The limit is correct, but you have to justify that you can do the substitution. In general $$\lim\limits_{x\rightarrow x_0} f(x)=f(x_0)$$ holds only if $f$ is continuous at $x_0$. So to answer your question: you can do the substitution only if the function $f$ is continuous and of course the function must be defined at the point $x_0$. Since $f(x) = x/e^x$ is continuous for every $x\in\mathbb{R}$ and the value $f(0)$ is defined we have that $$\lim\limits_{x\rightarrow 0}\frac{x}{e^x} = \frac{0}{e^0}=0. $$

One of your questions is “When can I substitute the limit variable”, which I take to mean

“When is $$\lim_{x\to a} f(x) = f(a)?”$$

A sufficient condition for this to work is that $f$ must be continuous at $a$. (In fact, this is the definition of what it means for a function to be continuous at $a$!) This doesn't immediately answer the question, because continuity can be very complicated. However, the following rules cover a great many situations:

1. Constant functions $x\mapsto c$ are continuous everywhere (“$x\mapsto c$” means “the function that takes $x$ and maps it to $c$”.)
2. The identity function $x\mapsto x$ is continuous everywhere
3. The addition and multiplication functions $(x,y)\mapsto x+y$ and $(x,y)\mapsto xy$ are continuous everywhere
4. The division function $(x,y)\mapsto \frac xy$ is continuous except where the denominator $y$ is $0$
5. The exponential function $x\mapsto e^x$ is continuous everywhere
6. Compositions of continuous functions are continuous

Here we have the function $x\mapsto \frac x{e^x}$. The function $x\mapsto x$ is continuous by (2). The function $x\mapsto e^x$ is continuous by (5). The quotient of these will be continuous by (6) and (5), except when the denominator $e^x$ is $0$—but it never is. So $x\mapsto\frac x{e^x}$ is continuous everywhere.

The upshot of all this is that $$\lim_{x\to a} \frac x{e^x} = \frac a{e^a}$$ for all $a$, and in particular for $a=0$.

To consider the simplest possible counterexample, take $x\mapsto \frac1x$. This is continuous everywhere except possibly at $x=0$, and indeed we have $\lim_{x\to a}\frac1x = \frac 1a$ for all $a\ne 0$. For $a=0$ there is no limit.

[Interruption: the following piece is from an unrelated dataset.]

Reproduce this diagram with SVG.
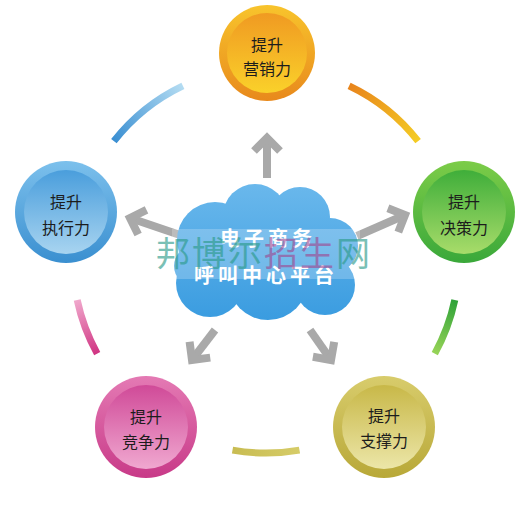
<svg xmlns="http://www.w3.org/2000/svg" width="526" height="510" viewBox="0 0 526 510">
<style>
.lbl{font-family:"Noto Sans CJK SC","Noto Sans",sans-serif;font-size:16px;fill:#1c1c1c;text-anchor:middle}
.ctext{font-family:"Noto Sans CJK SC","Noto Sans",sans-serif;font-size:20px;font-weight:bold;fill:#ffffff;text-anchor:middle;letter-spacing:4px}
.arc{fill:none;stroke-width:7}
.arrow{fill:none;stroke:#a9a9a9;stroke-width:8}
.wm{font-family:"Noto Sans CJK SC","Noto Sans",sans-serif;font-size:34px;opacity:0.62}
</style>
<defs>
<marker id="ah" markerUnits="userSpaceOnUse" markerWidth="40" markerHeight="40" viewBox="-20 -20 40 40" refX="0" refY="0" orient="auto" overflow="visible">
<path d="M-13,-13 L0,0 L-13,13" fill="none" stroke="#a9a9a9" stroke-width="8"/>
</marker>
<linearGradient id="oO" x1="0" y1="0" x2="0" y2="1"><stop offset="0" stop-color="#f8c42c"/><stop offset="1" stop-color="#e8891c"/></linearGradient>
<linearGradient id="oI" x1="0" y1="0" x2="0" y2="1"><stop offset="0" stop-color="#f09a22"/><stop offset="1" stop-color="#fad12a"/></linearGradient>
<linearGradient id="bO" x1="0" y1="0" x2="0" y2="1"><stop offset="0" stop-color="#7cc0ec"/><stop offset="1" stop-color="#3a8fd0"/></linearGradient>
<linearGradient id="bI" x1="0" y1="0" x2="0" y2="1"><stop offset="0" stop-color="#4a9edc"/><stop offset="1" stop-color="#a8d4f0"/></linearGradient>
<linearGradient id="gO" x1="0" y1="0" x2="0" y2="1"><stop offset="0" stop-color="#7ccc48"/><stop offset="1" stop-color="#3aa83a"/></linearGradient>
<linearGradient id="gI" x1="0" y1="0" x2="0" y2="1"><stop offset="0" stop-color="#3fae3a"/><stop offset="1" stop-color="#a8dc6a"/></linearGradient>
<linearGradient id="pO" x1="0" y1="0" x2="0" y2="1"><stop offset="0" stop-color="#e47ab4"/><stop offset="1" stop-color="#c83a88"/></linearGradient>
<linearGradient id="pI" x1="0" y1="0" x2="0" y2="1"><stop offset="0" stop-color="#d04a98"/><stop offset="1" stop-color="#f0a8d0"/></linearGradient>
<linearGradient id="yO" x1="0" y1="0" x2="0" y2="1"><stop offset="0" stop-color="#d8cc6c"/><stop offset="1" stop-color="#b8a838"/></linearGradient>
<linearGradient id="yI" x1="0" y1="0" x2="0" y2="1"><stop offset="0" stop-color="#c8b848"/><stop offset="1" stop-color="#ece6a8"/></linearGradient>
<linearGradient id="cloudG" gradientUnits="userSpaceOnUse" x1="0" y1="183" x2="0" y2="320"><stop offset="0" stop-color="#6ab8ec"/><stop offset="1" stop-color="#3a9ce0"/></linearGradient>
<linearGradient id="aB" gradientUnits="userSpaceOnUse" x1="114" y1="141" x2="183" y2="86"><stop offset="0" stop-color="#3a8fd2"/><stop offset="1" stop-color="#b4dcf2"/></linearGradient>
<linearGradient id="aO" gradientUnits="userSpaceOnUse" x1="349" y1="86" x2="418" y2="141"><stop offset="0" stop-color="#e8841c"/><stop offset="1" stop-color="#f4cc24"/></linearGradient>
<linearGradient id="aG" gradientUnits="userSpaceOnUse" x1="455" y1="300" x2="435" y2="354"><stop offset="0" stop-color="#2ea238"/><stop offset="1" stop-color="#98d458"/></linearGradient>
<linearGradient id="aY" gradientUnits="userSpaceOnUse" x1="232" y1="450" x2="300" y2="450"><stop offset="0" stop-color="#c8bc52"/><stop offset="1" stop-color="#d6cc68"/></linearGradient>
<linearGradient id="aP" gradientUnits="userSpaceOnUse" x1="77" y1="300" x2="97" y2="354"><stop offset="0" stop-color="#f0a8cc"/><stop offset="1" stop-color="#d03482"/></linearGradient>
</defs>

<g id="ring">
<path class="arc" stroke="url(#aB)" d="M113.9,141.1 A193,193 0 0 1 182.9,85.8"/>
<path class="arc" stroke="url(#aO)" d="M349.1,85.8 A193,193 0 0 1 418.1,141.1"/>
<path class="arc" stroke="url(#aG)" d="M454.8,300.1 A193,193 0 0 1 434.8,353.6"/>
<path class="arc" stroke="url(#aY)" d="M299.5,450.1 A193,193 0 0 1 232.5,450.1"/>
<path class="arc" stroke="url(#aP)" d="M97.2,353.6 A193,193 0 0 1 77.2,300.1"/>
</g>

<g id="connectors">
<path class="arrow" marker-end="url(#ah)" d="M267,178 L267,138"/>
<path class="arrow" marker-end="url(#ah)" d="M183,236 L130,218"/>
<path class="arrow" marker-end="url(#ah)" d="M357,236 L405,215"/>
<path class="arrow" marker-end="url(#ah)" d="M215,330 L192,360"/>
<path class="arrow" marker-end="url(#ah)" d="M310,330 L331,360"/>
</g>

<g id="cloud">
<g fill="url(#cloudG)">
<circle cx="215" cy="240" r="38"/>
<circle cx="255" cy="216" r="32"/>
<circle cx="300" cy="217" r="30"/>
<circle cx="330" cy="246" r="28"/>
<circle cx="325" cy="285" r="30"/>
<circle cx="268" cy="280" r="40"/>
<circle cx="210" cy="283" r="34"/>
<circle cx="194" cy="266" r="20"/>
<ellipse cx="268" cy="258" rx="70" ry="45"/>
</g>
<rect x="172" y="229" width="188" height="50" fill="#ffffff" opacity="0.22"/>
<text class="ctext" x="268" y="246">电子商务</text>
<text class="ctext" x="266" y="283">呼叫中心平台</text>
</g>

<g id="node-marketing">
<circle cx="267" cy="53" r="48" fill="url(#oO)"/>
<circle cx="267" cy="53" r="40" fill="url(#oI)"/>
<text class="lbl" x="267" y="51">提升</text>
<text class="lbl" x="267" y="75">营销力</text>
</g>

<g id="node-execution">
<circle cx="66" cy="212" r="51" fill="url(#bO)"/>
<circle cx="66" cy="212" r="42" fill="url(#bI)"/>
<text class="lbl" x="66" y="208">提升</text>
<text class="lbl" x="66" y="234">执行力</text>
</g>

<g id="node-decision">
<circle cx="464" cy="212" r="51" fill="url(#gO)"/>
<circle cx="464" cy="212" r="42" fill="url(#gI)"/>
<text class="lbl" x="464" y="208">提升</text>
<text class="lbl" x="464" y="234">决策力</text>
</g>

<g id="node-competition">
<circle cx="146" cy="427" r="51" fill="url(#pO)"/>
<circle cx="146" cy="427" r="42" fill="url(#pI)"/>
<text class="lbl" x="146" y="423">提升</text>
<text class="lbl" x="146" y="448">竞争力</text>
</g>

<g id="node-support">
<circle cx="384" cy="427" r="51" fill="url(#yO)"/>
<circle cx="384" cy="427" r="42" fill="url(#yI)"/>
<text class="lbl" x="384" y="422">提升</text>
<text class="lbl" x="384" y="447">支撑力</text>
</g>

<text class="wm" x="156" y="266" letter-spacing="2"><tspan fill="#2a9a88">邦博尔</tspan><tspan fill="#a04890">招生</tspan><tspan fill="#2a9a88">网</tspan></text>
</svg>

A more interesting counterexample is $x\mapsto \frac{\sin x}{x}$. Again, we have $\lim_{x\to a}\frac{\sin x}{x} = \frac{\sin a}{a}$ for all $a\ne 0$. For $a=0$ we have the interesting and nontrivial fact that $\lim_{x\to 0}\frac{\sin x}{x} = 1$.

Well, according to WolframAlpha, the solution $\lim\limits_{x\to0}\frac{x}{e^x} = 0$ is indeed correct.

Also, I think that my substitution is justifiable, as by performing the substitution, we don't have the problem of getting undefined or indeterminate values.